Melanomas are often associated with older grey horses: many affected horses continue to enjoy long and successful careers with the tumors having little effect on their quality of life.
The melanomas are usually benign and grow very slowly, although in a small number of horses they can be annoying and ultimately can be fatal. Typical candidates are grey horses older than 5 or 6 years old and approximately 80% of all grey horses will develop a melanoma when they are over 15 years old. Usually they are noticed as firm, grey or black growths on one of the following body areas :
- under the tail and around the anus
- on the head below the ear and behind the jaw bone
- sometimes on the genitalia
- less frequently on the limbs and neck
- occasionally on the eyelid or within the eye
Often owners will notice a small solitary nodule beneath the skin but over time, sometimes many years, other nodules may appear and the growths join up to form a multi-nodular mass that may ulcerate through the skin.
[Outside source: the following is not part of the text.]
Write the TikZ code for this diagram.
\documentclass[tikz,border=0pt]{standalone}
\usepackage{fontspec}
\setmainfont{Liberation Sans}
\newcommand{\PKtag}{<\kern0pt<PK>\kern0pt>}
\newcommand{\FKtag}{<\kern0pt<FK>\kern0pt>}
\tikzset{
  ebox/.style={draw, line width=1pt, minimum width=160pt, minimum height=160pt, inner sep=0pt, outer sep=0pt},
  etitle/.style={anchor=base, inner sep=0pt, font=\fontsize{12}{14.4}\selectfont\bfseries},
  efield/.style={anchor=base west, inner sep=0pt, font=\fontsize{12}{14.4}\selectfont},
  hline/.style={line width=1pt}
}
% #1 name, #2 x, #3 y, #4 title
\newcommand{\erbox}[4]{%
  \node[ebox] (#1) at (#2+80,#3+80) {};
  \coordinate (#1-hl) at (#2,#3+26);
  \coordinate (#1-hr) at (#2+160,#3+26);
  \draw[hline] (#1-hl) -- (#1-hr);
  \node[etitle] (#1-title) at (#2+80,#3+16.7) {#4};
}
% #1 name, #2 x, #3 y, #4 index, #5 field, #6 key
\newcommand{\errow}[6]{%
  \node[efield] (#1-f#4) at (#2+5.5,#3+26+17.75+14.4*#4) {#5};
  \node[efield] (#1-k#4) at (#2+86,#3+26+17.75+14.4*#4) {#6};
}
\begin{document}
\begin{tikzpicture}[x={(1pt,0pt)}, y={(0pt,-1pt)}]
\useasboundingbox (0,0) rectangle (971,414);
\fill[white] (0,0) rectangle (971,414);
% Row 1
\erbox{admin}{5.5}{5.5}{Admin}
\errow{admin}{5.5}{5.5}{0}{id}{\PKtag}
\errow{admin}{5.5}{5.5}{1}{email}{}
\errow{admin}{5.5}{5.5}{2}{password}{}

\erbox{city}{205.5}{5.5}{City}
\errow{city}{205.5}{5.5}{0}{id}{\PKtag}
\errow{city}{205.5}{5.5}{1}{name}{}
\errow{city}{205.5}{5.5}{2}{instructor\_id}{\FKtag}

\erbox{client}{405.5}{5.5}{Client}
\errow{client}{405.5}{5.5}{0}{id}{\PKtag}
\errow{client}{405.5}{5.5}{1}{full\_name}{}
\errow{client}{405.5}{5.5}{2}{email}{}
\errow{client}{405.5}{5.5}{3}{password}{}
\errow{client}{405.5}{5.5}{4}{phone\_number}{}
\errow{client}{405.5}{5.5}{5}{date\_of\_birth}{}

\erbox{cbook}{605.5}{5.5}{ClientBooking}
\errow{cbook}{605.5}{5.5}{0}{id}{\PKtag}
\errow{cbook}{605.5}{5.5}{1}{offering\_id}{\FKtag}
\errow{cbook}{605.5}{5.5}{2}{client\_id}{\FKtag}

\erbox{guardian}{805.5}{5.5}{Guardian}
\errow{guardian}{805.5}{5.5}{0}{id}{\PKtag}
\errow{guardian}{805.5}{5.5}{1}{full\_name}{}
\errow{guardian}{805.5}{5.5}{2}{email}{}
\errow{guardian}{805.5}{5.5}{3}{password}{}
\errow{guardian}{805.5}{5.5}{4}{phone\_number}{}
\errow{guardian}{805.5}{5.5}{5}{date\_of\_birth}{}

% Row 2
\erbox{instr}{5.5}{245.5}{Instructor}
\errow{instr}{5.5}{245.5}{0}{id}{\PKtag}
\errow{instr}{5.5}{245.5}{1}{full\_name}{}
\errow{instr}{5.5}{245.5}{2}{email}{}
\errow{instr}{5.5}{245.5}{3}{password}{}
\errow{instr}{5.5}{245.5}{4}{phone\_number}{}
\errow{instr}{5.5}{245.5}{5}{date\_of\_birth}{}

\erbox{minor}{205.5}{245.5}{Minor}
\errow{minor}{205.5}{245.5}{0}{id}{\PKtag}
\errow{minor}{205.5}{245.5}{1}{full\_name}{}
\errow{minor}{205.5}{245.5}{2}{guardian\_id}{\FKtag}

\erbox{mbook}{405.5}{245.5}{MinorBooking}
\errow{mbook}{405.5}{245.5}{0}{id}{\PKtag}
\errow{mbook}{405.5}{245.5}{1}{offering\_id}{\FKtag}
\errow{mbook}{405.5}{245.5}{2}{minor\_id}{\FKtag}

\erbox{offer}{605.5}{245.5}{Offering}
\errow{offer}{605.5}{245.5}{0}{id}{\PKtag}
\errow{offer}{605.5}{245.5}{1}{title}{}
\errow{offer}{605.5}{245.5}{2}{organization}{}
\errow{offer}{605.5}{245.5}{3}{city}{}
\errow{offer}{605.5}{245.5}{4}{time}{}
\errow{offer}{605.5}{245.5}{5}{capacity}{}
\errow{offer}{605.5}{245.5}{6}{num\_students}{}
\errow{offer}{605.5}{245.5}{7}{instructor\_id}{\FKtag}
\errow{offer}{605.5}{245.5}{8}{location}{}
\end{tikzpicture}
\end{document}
Melanomas around the tail and anus may become ulcerated and keeping these areas clean and hygienic is important. In addition, effective fly control in the summer months can help.
Types of melanomas
Melanomas are caused by a disturbance in melanin metabolism, but it is difficult to predict how a particular nodule is going to progress over time.
The vast majority of melanomas remain benign throughout the life of the horse and grow slowly over a number of years. They rarely spread, although the lump itself may increase in size and become a problem in some areas.
The less common sequence of events is that the slow-growing melanoma suddenly becomes malignant and spreads via the blood or lymph to other sites within the body such as the liver, spleen and lungs.
Very rarely, melanomas can be malignant as soon as they form and in these unfortunate cases, the condition progresses rapidly.
Treatment varies according to the type of the melanoma. Over the years several different types of treatment have been tried, with varying levels of success. Surgery can be used for small solitary nodules but this is not always an option due to the size and position of the growth.
Cryosurgery , radiotherapy, chemotherapy and injections of BCG vaccine into the melanoma have all had mixed results. A practical, successful and reliable method of treating melanomas is yet to be found.